Why Packet Capture Matters For MiFID II Compliance

Blog entry

Firms are catching on to the importance of packet capture for the real-time trade surveillance that MiFID II will require when it takes effect at the start of 2018, according to trading technology and regulation experts who spoke in a webinar hosted by Intelligent Trading Technology on June 27.

The definition of network packet capture is taking all the information on a firm’s communication network and saving that information for further analysis, explains Dan Joe Barry, vice president of positioning and chief evangelist at Napatech, the sponsor of the webinar.

Webinar Recording: Trade Surveillance and data capture for MiFID II compliance

“These networks operate at high speed and there is a lot to look at,” he said. “The challenge is being able to get that information without losing any of the bits and bytes that are there. You’re saving a copy of everything going on in real time. That’s essential because that will give you the basis to do real-time surveillance, do analysis after the fact and let other applications get in there and do the analysis they need to do.”

Responding to an informal poll question asked during the webinar, 57% of audience members said regulatory concerns increased their interest in network packet capture.

Featured Download: Poll results on Trade Surveillance and data capture for MiFID II compliance from our recent webinar audience

Packet capture can also address MiFID II and similar regulatory concerns by solving the problem of data being stored in unrelated silos, according to Clive Posselt, commercial director at Instrumentix.

“Large organisations’ typical business approach to this is frequent technology changes, operating in silos,” he said. “Bringing together connectivity specialists, infrastructure teams, trading technologists, traders and business managers with the data they all require to comply with regulation is extremely difficult, especially when rebuilding the lifecycle of a transaction. … Organisations are looking for opportunity to use the regulation to drive business processes and enhance business processing.”

Monitoring, tracking and reporting non-linear transaction data in real-time, from different technology silos makes it difficult to get high granularity, added Posselt. Coupling packet capture with more accurate time-stamping makes it possible to manage relevant data at greater scale, he said.

Demonstrating best execution

Firms’ legal obligation for regulatory reporting entails demonstrating that they got the best possible results for their clients, explained William Garner, partner at the Charles Russell Speechlys law firm.

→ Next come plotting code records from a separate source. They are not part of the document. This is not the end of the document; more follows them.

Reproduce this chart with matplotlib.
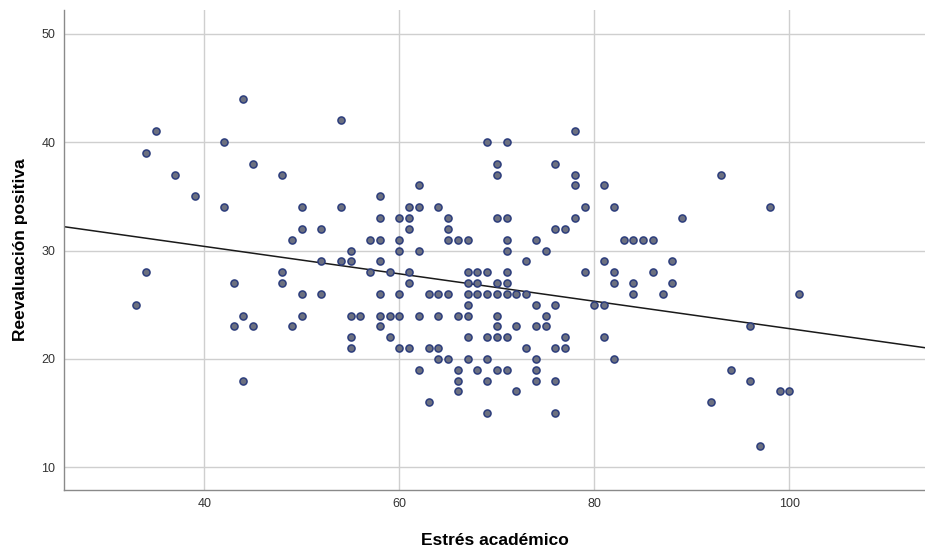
import numpy as np
import matplotlib
matplotlib.use("Agg")
import matplotlib.pyplot as plt

plt.rcParams['font.family'] = ['Liberation Sans', 'DejaVu Sans']

# Estrés académico (x) and Reevaluación positiva (y), one pair per participant
estres = [
    33, 34, 34, 35, 37, 39, 42, 42, 43, 43, 44, 44, 44, 45, 45,
    48, 48, 48, 49, 49, 50, 50, 50, 50, 52, 52, 52, 54, 54, 54,
    55, 55, 55, 55, 55, 56, 57, 57, 58, 58, 58, 58, 58, 58, 58,
    59, 59, 59, 60, 60, 60, 60, 60, 60, 61, 61, 61, 61, 61, 61,
    62, 62, 62, 62, 62, 63, 63, 63, 64, 64, 64, 64, 64,
    65, 65, 65, 65, 65, 66, 66, 66, 66, 66,
    67, 67, 67, 67, 67, 67, 67, 67, 68, 68, 68, 68,
    69, 69, 69, 69, 69, 69, 69,
    70, 70, 70, 70, 70, 70, 70, 70, 70,
    71, 71, 71, 71, 71, 71, 71, 71, 71,
    72, 72, 72, 73, 73, 73, 74, 74, 74, 74, 74, 74, 75, 75, 75,
    76, 76, 76, 76, 76, 76, 77, 77, 77, 78, 78, 78, 78, 79, 79,
    80, 81, 81, 81, 81, 82, 82, 82, 82, 83, 84, 84, 84, 85, 86, 86,
    87, 88, 88, 89, 92, 93, 94, 96, 96, 97, 98, 99, 100, 101,
]
reevaluacion = [
    25, 39, 28, 41, 37, 35, 40, 34, 27, 23, 44, 24, 18, 38, 23,
    37, 28, 27, 31, 23, 34, 32, 26, 24, 32, 29, 26, 42, 34, 29,
    30, 29, 24, 22, 21, 24, 31, 28, 35, 33, 31, 29, 26, 24, 23,
    28, 24, 22, 33, 31, 30, 26, 24, 21, 34, 33, 32, 28, 27, 21,
    36, 34, 30, 24, 19, 26, 21, 16, 34, 26, 24, 21, 20,
    33, 32, 31, 26, 20, 31, 24, 19, 18, 17,
    31, 28, 27, 26, 25, 24, 22, 20, 28, 27, 26, 19,
    40, 28, 26, 22, 20, 18, 15,
    38, 37, 33, 27, 26, 24, 23, 22, 19,
    40, 33, 31, 30, 28, 27, 26, 22, 19,
    26, 23, 17, 29, 26, 21, 31, 25, 23, 20, 19, 18, 30, 24, 23,
    38, 32, 25, 21, 18, 15, 32, 22, 21, 41, 37, 36, 33, 34, 28,
    25, 36, 29, 25, 22, 34, 28, 27, 20, 31, 31, 27, 26, 31, 31, 28,
    26, 29, 27, 33, 16, 37, 19, 23, 18, 12, 34, 17, 17, 26,
]

# Linear fit line (intercept, slope)
fit_intercept = 35.44
fit_slope = -0.1265

x_ticks = [40, 60, 80, 100]
y_ticks = [10, 20, 30, 40, 50]
x_limits = (25.6, 113.9)
y_limits = (7.9, 52.2)

fig = plt.figure(figsize=(9.25, 5.5), dpi=100)
ax = fig.add_axes([0.069, 0.109, 0.931, 0.873])

ax.set_xlim(*x_limits)
ax.set_ylim(*y_limits)
ax.set_xticks(x_ticks)
ax.set_yticks(y_ticks)

ax.grid(True, color='#cfcfcf', linewidth=1.0)
ax.set_axisbelow(True)

for side in ('top', 'right'):
    ax.spines[side].set_visible(False)
for side in ('left', 'bottom'):
    ax.spines[side].set_color('#8a8a8a')
    ax.spines[side].set_linewidth(1.0)

ax.tick_params(axis='both', length=0, labelsize=9, colors='#333333', pad=6)

xs = np.array(x_limits)
ax.plot(xs, fit_intercept + fit_slope * xs, color='#1a1a1a', linewidth=1.1, zorder=2)

ax.scatter(estres, reevaluacion, s=26, facecolor='#6c7080', edgecolor='#2c3d7c',
           linewidth=1.1, zorder=3)

ax.set_xlabel('Estrés académico', fontsize=12.5, fontweight='bold', labelpad=16)
ax.set_ylabel('Reevaluación positiva', fontsize=12.5, fontweight='bold', labelpad=10)

fig.savefig('out.png', dpi=100)
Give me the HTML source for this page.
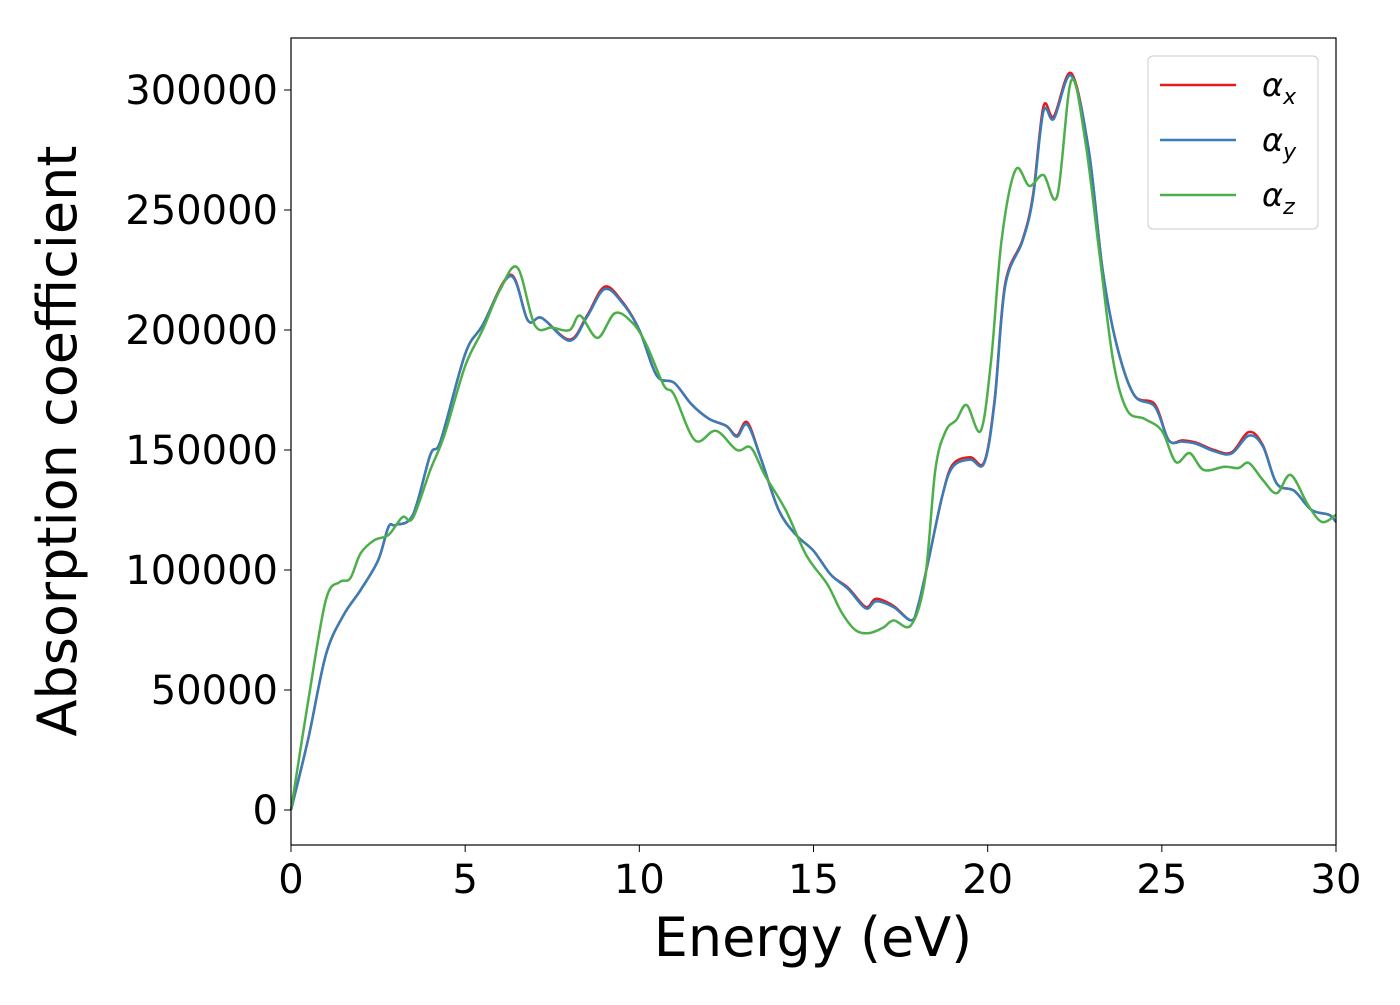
<!DOCTYPE html>
<html><head><meta charset="utf-8"><style>
body{margin:0;background:#fff;}
svg text{font-family:"DejaVu Sans","Liberation Sans",sans-serif;}
</style></head><body>
<svg id="chart" width="1400" height="1000" xmlns="http://www.w3.org/2000/svg">
<rect width="1400" height="1000" fill="#fff"/>
<g id="plot"></g>
<rect x="291" y="38" width="1045" height="807" fill="none" stroke="#000" stroke-width="1.2"/>
<g id="xticks"></g><g id="yticks"></g>
<text x="813" y="956" font-size="54" text-anchor="middle">Energy (eV)</text>
<text transform="translate(76,441) rotate(-90)" font-size="54" text-anchor="middle">Absorption coefficient</text>
<g>
<rect x="1148" y="56" width="170" height="173" rx="5" fill="#fff" stroke="#ccc"/>
<line x1="1160" y1="85" x2="1236" y2="85" stroke="#e41a1c" stroke-width="2.5"/>
<text x="1262" y="96" font-size="32" font-style="italic">α<tspan font-size="22" dy="8">x</tspan></text>
<line x1="1160" y1="140" x2="1236" y2="140" stroke="#377eb8" stroke-width="2.5"/>
<text x="1262" y="151" font-size="32" font-style="italic">α<tspan font-size="22" dy="8">y</tspan></text>
<line x1="1160" y1="195" x2="1236" y2="195" stroke="#4daf4a" stroke-width="2.5"/>
<text x="1262" y="206" font-size="32" font-style="italic">α<tspan font-size="22" dy="8">z</tspan></text>
</g>
</svg>
<script>
const xTicks=[0,5,10,15,20,25,30];
const yTicks=[0,50000,100000,150000,200000,250000,300000];
const energyX=[0,0.5,1,1.5,2,2.5,2.8,3,3.5,4,4.3,5,5.5,6.3,6.8,7.2,8,8.5,9,9.5,10,10.5,11,11.5,12,12.5,12.8,13.1,13.5,14,14.5,15,15.5,16,16.5,16.8,17.3,17.8,18,18.3,18.7,19,19.5,19.9,20.2,20.5,21,21.3,21.6,21.9,22.4,22.9,23.3,23.7,24.2,24.8,25.2,25.6,26,26.5,27,27.5,27.9,28.3,28.8,29.3,29.8,30];
const alphaX=[0,30000,64600,81000,91700,104000,118000,118750,123000,148000,154000,190000,202000,223000,204000,205000,196000,206000,218000,212000,200000,181000,178000,169000,163000,160000,156000,161500,146000,125000,114600,108000,98000,92500,84600,88000,85000,79000,85000,104000,131000,144000,147000,145000,171000,219000,237500,256000,293000,289000,307000,275000,225000,194000,173000,169000,154000,154000,153000,150000,149000,157500,152000,136000,133000,125000,123000,120000];
const alphaY=[0,30000,64600,81000,91700,104000,118000,118750,123000,148000,154000,190000,202000,222500,204000,205000,195500,205500,217000,211500,200000,181000,178000,169000,163000,160000,155500,160500,146000,125000,114600,108000,98000,92000,84000,87000,84500,79000,85000,104000,131000,143000,146000,144500,170000,218000,237000,255000,291000,288000,306000,275000,225000,194000,173000,168000,154000,153500,152500,149500,148500,156000,151500,136000,133000,125000,123000,120000];
const energyZ=[0,0.5,1,1.4,1.7,2,2.4,2.8,3.2,3.5,4,4.4,5,5.5,6,6.5,7,7.5,8,8.3,8.8,9.3,9.8,10.2,10.7,11,11.6,12.2,12.8,13.2,13.6,14.2,14.8,15.4,15.8,16.2,16.6,17,17.3,17.8,18.2,18.5,18.8,19.1,19.4,19.8,20.1,20.4,20.8,21.2,21.6,22,22.4,22.8,23.2,23.6,24,24.5,25,25.4,25.8,26.2,26.8,27.2,27.5,27.9,28.3,28.7,29.2,29.6,30];
const alphaZ=[0,46000,87500,95000,96500,107000,112500,114600,122000,121700,141700,156000,185000,200000,216700,226000,202000,201000,200000,206000,196700,207000,203000,194000,177000,173000,154000,158000,150000,151000,139600,125000,106000,94000,82500,75000,73700,76000,79000,77000,96000,142000,158000,162500,168700,158000,187500,237500,266700,260000,264600,256000,304000,279000,233000,187500,166700,163000,158000,145000,148700,141700,143000,142500,144600,137500,132000,139600,127000,120000,123000];
const X0=291,X1=1336,Y0=810,YS=720/300000;
const sx=v=>X0+(X1-X0)*v/30, sy=v=>Y0-v*YS;
const NS="http://www.w3.org/2000/svg";
function mk(t,a){const e=document.createElementNS(NS,t);for(const k in a)e.setAttribute(k,a[k]);return e;}
function path(xs,ys){const p=xs.map((x,i)=>[sx(x),sy(ys[i])]);let d=`M${p[0][0]},${p[0][1]}`;
for(let i=0;i<p.length-1;i++){const a=p[Math.max(0,i-1)],b=p[i],c=p[i+1],e=p[Math.min(p.length-1,i+2)];
d+=`C${b[0]+(c[0]-a[0])/6},${b[1]+(c[1]-a[1])/6} ${c[0]-(e[0]-b[0])/6},${c[1]-(e[1]-b[1])/6} ${c[0]},${c[1]}`;}return d;}
const plot=document.getElementById('plot');
[[energyX,alphaX,'#e41a1c','series-alpha-x'],[energyX,alphaY,'#377eb8','series-alpha-y'],[energyZ,alphaZ,'#4daf4a','series-alpha-z']].forEach(s=>{
const el=mk('path',{d:path(s[0],s[1]),fill:'none',stroke:s[2],'stroke-width':2.5});


plot.appendChild(el);});
const xt=document.getElementById('xticks');
xTicks.forEach(v=>{const g=mk('g',{});


g.appendChild(mk('line',{x1:sx(v),x2:sx(v),y1:845,y2:852,stroke:'#000'}));
const t=mk('text',{x:sx(v),y:893,'font-size':40,'text-anchor':'middle'});t.textContent=v;g.appendChild(t);xt.appendChild(g);});
const yt=document.getElementById('yticks');
yTicks.forEach(v=>{const g=mk('g',{});


g.appendChild(mk('line',{x1:284,x2:291,y1:sy(v),y2:sy(v),stroke:'#000'}));
const t=mk('text',{x:278,y:sy(v)+14,'font-size':40,'text-anchor':'end'});t.textContent=v;g.appendChild(t);yt.appendChild(g);});
</script>
</body></html>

“Where you have voice broking, how do you gather enough information to demonstrate that?” he said. “What’s vital is gathering information in relation to particular orders or trades, and gathering evidence to demonstrate that you have the best possible result in the circumstances. Doing that electronically isn’t strictly required but certainly helps.”

The importance of packet capture will also be magnified by MiFID II provisions banning the bundling of research into sell-side services to clients, according to Posselt. “Those players need to focus even more on the quality of their performance of an execution now,” he said. “In packet capture, everyone concerned will be making sure their systems operate at optimal performance to provide the best possible results for their customers, because those clients will vote with their feet. … The ability to have accurate data, process it in real-time and historically re-create market events, use that data for testing algorithms, smart order-routers and troubleshooting will be absolutely invaluable.”

Capability for investigating anomalies

While MiFID II is not precisely prescriptive about how trading anomalies should be investigated, it does emphasise real-time and post-trade monitoring, according to Garner. “MiFID II is about looking at all the circumstances surrounding a trade and how you got there,” he said. “The expectation is you’re doing this electronically and have manual means to do so also. It’s a massive widening of scope and mandate.”

In other poll questions asked of the webinar audience, 62% said their firms were not prepared to investigate trading anomalies in real-time, and 40% said their firms do not have plans for deploying surveillance and capture technology to keep up with coming regulatory changes.

The greater scope Garner described, covering all the circumstances leading up to a trade, means using packet capture to pull in more data than ever before, from more places than ever before.

“As you look across pre-trade, execution and post-trade, and across assets, instruments and venues, you must duplicate these systems in all the places you need to monitor,” said Napatech’s Barry. “These are expensive and can be a very demanding proposition.” Napatech captures all “raw information” not tied to particular applications, to address this greater scale and scope more efficiently.

“It doesn’t necessarily have to be a one-to-one relationship between data capture points and the software doing the data harvesting,” Barry added. “You can also have different types of software accessing the same data capture info, so you can easily add different software for different types of harvesting. … There’s a lot of flexibility built into this model so as the volumes increase, you have a way to scale each of these layers independently without having to duplicate very expensive boxes throughout your network.”